Bill Hogan / Chicago Tribune
May 29, 2013
Note: Adapted from Hugh Acheson's book, "A New Turn in the South: Southern Flavors Reinvented for Your Kitchen" (Clarkson Potter, $35). The original recipe calls for four poussin (young chickens) weighing about 1 pound each. We used chicken legs and thighs with excellent results.
Prep: 10 minutes
Cook: 40 minutes
1/4 cup plus 2 tablespoons olive oil
1/4 cup soy sauce
2 tablespoons each: Dijon mustard, fresh lemon juice
2 teaspoons grated lemon zest
1/2 teaspoon red pepper flakes
1/4 cup each, minced: fresh mint, fresh flat-leaf parsley
1/2 teaspoon kosher salt
3 1/2 to 4 pounds chicken thighs and legs (about 6 medium pieces)
1. Prepare charcoal or gas grill that will give you medium to medium-high heat for 15 to 20 minutes cooking time. If you use charcoal, be sure coals are very gray and cooked down to help prevent flare-ups during cooking.
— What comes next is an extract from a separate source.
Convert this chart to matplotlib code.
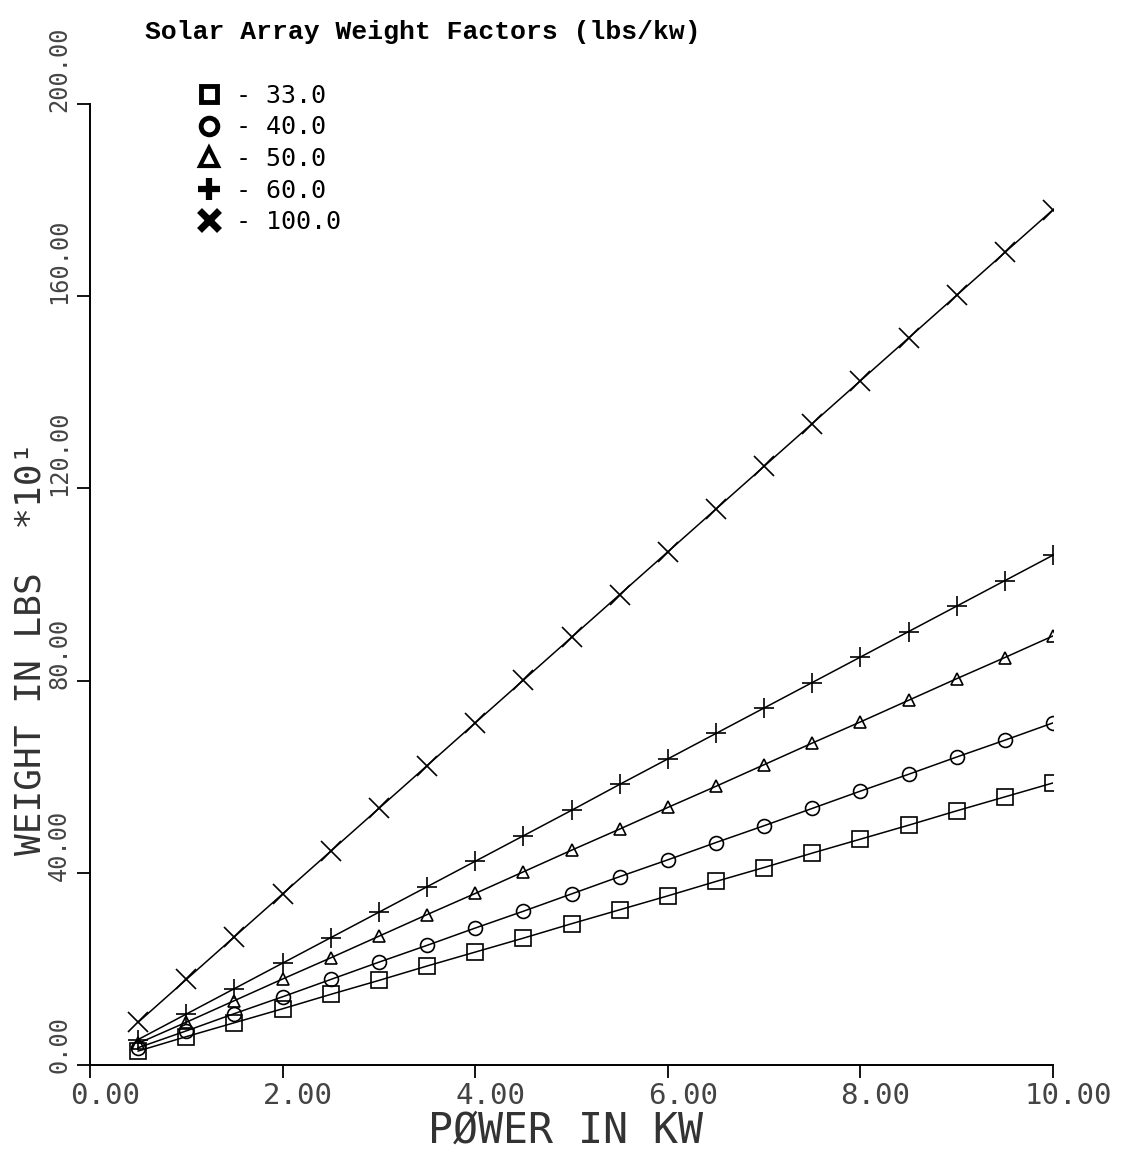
import matplotlib
matplotlib.use("Agg")
import matplotlib.pyplot as plt
import matplotlib.transforms as mtransforms
from matplotlib.lines import Line2D

# power (kW) at each plotted point
power_kw = [0.5, 1.0, 1.5, 2.0, 2.5, 3.0, 3.5, 4.0, 4.5, 5.0,
            5.5, 6.0, 6.5, 7.0, 7.5, 8.0, 8.5, 9.0, 9.5, 10.0]

# weight in lbs x10, one list per weight factor (lbs/kw)
w_33 = [2.9, 5.9, 8.8, 11.7, 14.7, 17.6, 20.6, 23.5, 26.4, 29.4,
        32.3, 35.2, 38.2, 41.1, 44.1, 47.0, 49.9, 52.9, 55.8, 58.7]
w_40 = [3.6, 7.1, 10.7, 14.2, 17.8, 21.4, 24.9, 28.5, 32.0, 35.6,
        39.2, 42.7, 46.3, 49.8, 53.4, 57.0, 60.5, 64.1, 67.6, 71.2]
w_50 = [4.5, 8.9, 13.4, 17.9, 22.3, 26.8, 31.3, 35.7, 40.2, 44.7,
        49.1, 53.6, 58.0, 62.5, 67.0, 71.4, 75.9, 80.4, 84.8, 89.3]
w_60 = [5.3, 10.6, 15.9, 21.2, 26.5, 31.8, 37.1, 42.4, 47.7, 53.0,
        58.4, 63.7, 69.0, 74.3, 79.6, 84.9, 90.2, 95.5, 100.8, 106.1]
w_100 = [8.9, 17.8, 26.7, 35.6, 44.5, 53.4, 62.3, 71.2, 80.1, 89.0,
         97.9, 106.8, 115.7, 124.6, 133.5, 142.4, 151.3, 160.2, 169.1, 178.0]

factor_labels = ["- 33.0", "- 40.0", "- 50.0", "- 60.0", "- 100.0"]
x_ticks = [0, 2, 4, 6, 8, 10]
x_tick_labels = ["0.00", "2.00", "4.00", "6.00", "8.00", "10.00"]
y_ticks = [0, 40, 80, 120, 160, 200]
y_tick_labels = ["0.00", "40.00", "80.00", "120.00", "160.00", "200.00"]

series = [w_33, w_40, w_50, w_60, w_100]
markers = ["s", "o", "^", "+", "x"]
sizes = [11, 10, 9, 14, 14]

mono = "DejaVu Sans Mono"

fig = plt.figure(figsize=(11.4, 11.5), dpi=100)
ax = fig.add_axes([90 / 1140, 1 - 1065 / 1150, 963 / 1140, 961 / 1150])

for ys, m, s in zip(series, markers, sizes):
    ax.plot(power_kw, ys, color="black", lw=1.1, marker=m, ms=s,
            mfc="none", mec="black", mew=1.2)

ax.set_xlim(0, 10)
ax.set_ylim(0, 200)
for side in ["top", "right"]:
    ax.spines[side].set_visible(False)
for side in ["left", "bottom"]:
    ax.spines[side].set_linewidth(1.4)

ax.set_xticks(x_ticks)
ax.set_xticklabels(x_tick_labels, family=mono, fontsize=21, color="#444444")
ax.set_yticks(y_ticks)
ax.set_yticklabels(y_tick_labels, family=mono, fontsize=17, color="#444444",
                   rotation=90, va="bottom")
ax.tick_params(direction="out", length=9.5, width=1.3, color="black")
ax.tick_params(axis="x", pad=3)
ax.tick_params(axis="y", pad=4)

# shift tick labels like the plotter did
dx = mtransforms.ScaledTranslation(15 / 100, 0, fig.dpi_scale_trans)
for lab in ax.get_xticklabels():
    lab.set_transform(lab.get_transform() + dx)
dy = mtransforms.ScaledTranslation(0, -8 / 100, fig.dpi_scale_trans)
for lab in ax.get_yticklabels():
    lab.set_transform(lab.get_transform() + dy)

ax.set_xlabel("PØWER IN KW", family=mono, fontsize=30, color="#333333", va="center")
ax.xaxis.set_label_coords(0.494, -0.0687)
ax.set_ylabel("WEIGHT IN LBS  *10¹", family=mono, fontsize=26, color="#333333", va="center")
ax.yaxis.set_label_coords(-0.0613, 0.434)

fig.text(145 / 1140, 1 - 32 / 1150, "Solar Array Weight Factors (lbs/kw)",
         family="Liberation Mono", fontsize=19, weight="bold", ha="left", va="center")

# legend with heavy symbols
handles = [
    Line2D([], [], ls="none", marker="s", ms=11, mfc="none", mec="black", mew=3.5),
    Line2D([], [], ls="none", marker="o", ms=12, mfc="none", mec="black", mew=3.5),
    Line2D([], [], ls="none", marker="^", ms=13, mfc="none", mec="black", mew=3),
    Line2D([], [], ls="none", marker="+", ms=16, mec="black", mew=4.5),
    Line2D([], [], ls="none", marker="x", ms=14, mec="black", mew=5),
]
fig.legend(handles, factor_labels, loc="upper left",
           bbox_to_anchor=(196 / 1140, 1 - 84 / 1150), frameon=False,
           prop={"family": mono, "size": 18}, handlelength=1.0,
           handletextpad=0.6, labelspacing=0.3, borderpad=0, borderaxespad=0)

fig.savefig("out.png", dpi=100)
2. Mix oil, soy sauce, mustard, lemon juice, zest, pepper flakes, mint and parsley in a small bowl. Very lightly salt chicken thighs and legs. Place chicken, skin side down, on grill. Cook, about 8 minutes. Turn pieces skin side up; continue grilling. Divide herb sauce in half, placing portions in separate bowls. Baste tops of chicken with half the herb sauce; reserve remainder for serving. (Don't cross contaminate the bowls of sauce.) Continue grilling until internal temperature registers 165 degrees. Transfer cooked birds to a serving platter; drizzle with reserved herb sauce.
Per serving: 490 calories, 37 g fat, 8 g saturated fat, 209 mg cholesterol, 3 g carbohydrates, 36 g protein, 1,293 mg sodium, 0 g fiber.